Our courts are (and have been) ready: see In re Giddens, __ N.C. App. __, 841 S.E.2d 302 (2020).
What is Collaborative Law?
Collaborative Law (CL) is an alternative dispute resolution method whose popularity is fast gaining speed without making any attempt to replace litigation. Instead, CL is a new and valuable tool in a lawyer’s toolbox, a tool often better suited for some parties than the traditional litigation alternative. Parties typically best-suited for CL are those with a pre-existing personal relationship underlying a dispute that does not involve elements of immediate, irreparable harm (coercion, duress, embezzlement). Unlike traditional mediation, CL focuses on bringing parties to the bargaining table before litigation ensues (not after, though CL can occur post-filing). It also emphasizes “interest-based” resolution techniques, as opposed to the often inefficiently deployed positional based approach to negotiation. Simply put, interest-based negotiation techniques help parties resolve more than just the legal tip of the iceberg. The approach is far more expansive and creative, designed to develop solutions that likely would not be available through the judicial process. In the collaborative process, clients have far more of a literal voice and, after preparation and guidance from their attorney, will converse with their opposing party. CL began in the Family Law context decades ago (codified in that field in 2003 at N.C. Gen. Stat. § 50, Art. 4) and has become codified for use in the broader civil arena by the adoption of the North Carolina Uniform Collaborative Law Act (“UCLA”), which became effective on October 1, 2020. Like its domestic predecessor, the UCLA outlines key collaborative markers:
- Tolling of statutes of limitations during the effectiveness of a validly executed CL Agreement;
- Inadmissibility of all statements, communications, and work product arising from a CL process.
- Judicial enforceability of any CL Settlement Agreement; and
- Prohibition against attorneys in the CL process from becoming litigation counsel in the event of an impasse.
What practice areas are ripe for a CL spread?

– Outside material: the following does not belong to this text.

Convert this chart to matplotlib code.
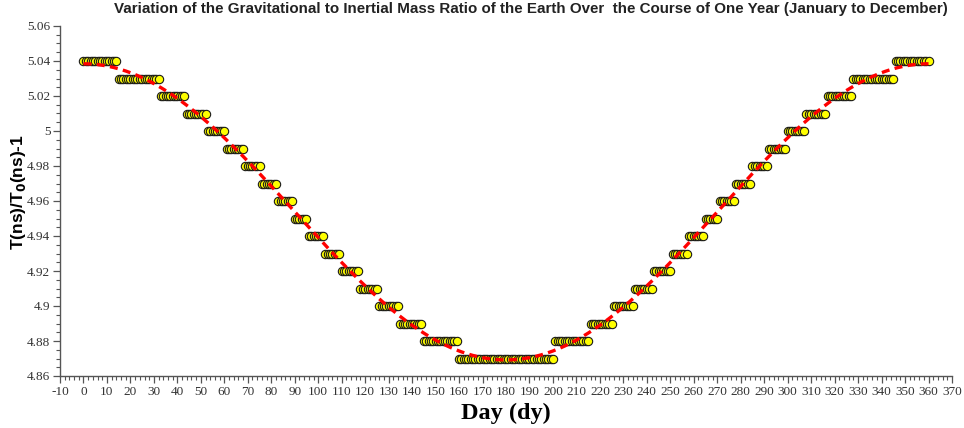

With some restrictions, CL is suitable for any place where there are pre-existing, valued personal relationships where there is some possibility (even if remote) the parties would like to preserve a working, business relationship. As a trust and probate litigator, I have often engaged in some gallows humor that the practice area was “family law after the funeral”, which is a perfect segue for CL. However, litigators often push back on CL, doubting its cost-effectiveness and enforceability. On many occasions, after suggesting the CL process at a dispute’s outset, my colleagues respond: “the bar isn’t ready yet.” Our courts are ready. Why not us?
On March 3, 2020, the NC Court of Appeals, in In re Giddens (online opinion here; online briefs here), reaffirmed that it is ready for Collaborative, and in fact has been since the 1920s. A brief summary of the Court’s opinion is included below.
Giddens involved a spouse of a decedent, who timely petitioned in probate for her spousal share under N.C. Gen. Stat. § 30, Art. 4. The estate was unable to pay the full allowance, so the spouse was correctly awarded a deficiency judgment for the unpaid portion ($13,030 later reduced to $9,547.30) of the decedent’s estate. A Family Settlement Agreement was acknowledged by the Court to account for specific proceeds from the sale of real estate in the estate to satisfy the deficiency judgment. In the context of that Agreement, the Court of Appeals faced the issue of whether it would enforce a Family Settlement Agreement in probate where the terms of the agreement “deviated” from what would otherwise be “guaranteed” by black letter law. In upholding the enforceability of the Agreement (so long as it did not violate public policy), the Court acknowledged, while the Agreement plainly deviates from black letter law as such deficiency judgments are only payable from personal property (see Denton v. Tyson, 118 N.C. 542, 24 S.E. 116 (1896) (holding a deficiency is not to be satisfied from the sale of real property), “nothing in Denton restricts the rights of heirs and the estate agree, by private contract, to settle a year’s allowance deficiency judgment.” The Court made its point even clearer, to honor the sanctity of private agreements notwithstanding the mere possibility of a different outcome resulting under black letter law, quoting a decision that is nearly one-hundred years’ old:
Family settlements . . . when fairly made, and when they do not prejudice the rights of creditors, are favorites of the law . . . . They proceed from a desire on the part of all who participate in them to adjust property rights, not upon struct legal principles, however just, but upon such terms as will prevent possible family dissensions, and will tend to strengthen family affection. The law ought to, and does respect such settlements; it does not require that they shall be made in accord with strict rules of law.
Tise v. Hicks, 191 N.C. 609, 613, 132 S.E. 560, 562 (1926).
In the context of CL, here’s what we know, and what our Court of Appeals reaffirmed: absent a violation of public policy, our Courts stand ready—as they have for 100 years—to welcome private, contractual deviations from the often constrained remedies offered through the probate system. Our Courts have done so recognizing that doing so often prevents “family dissension” and strengthens “family affection.” CL simply follows the century-old admonition from our courts and in that sense, the CL ethic is nothing new.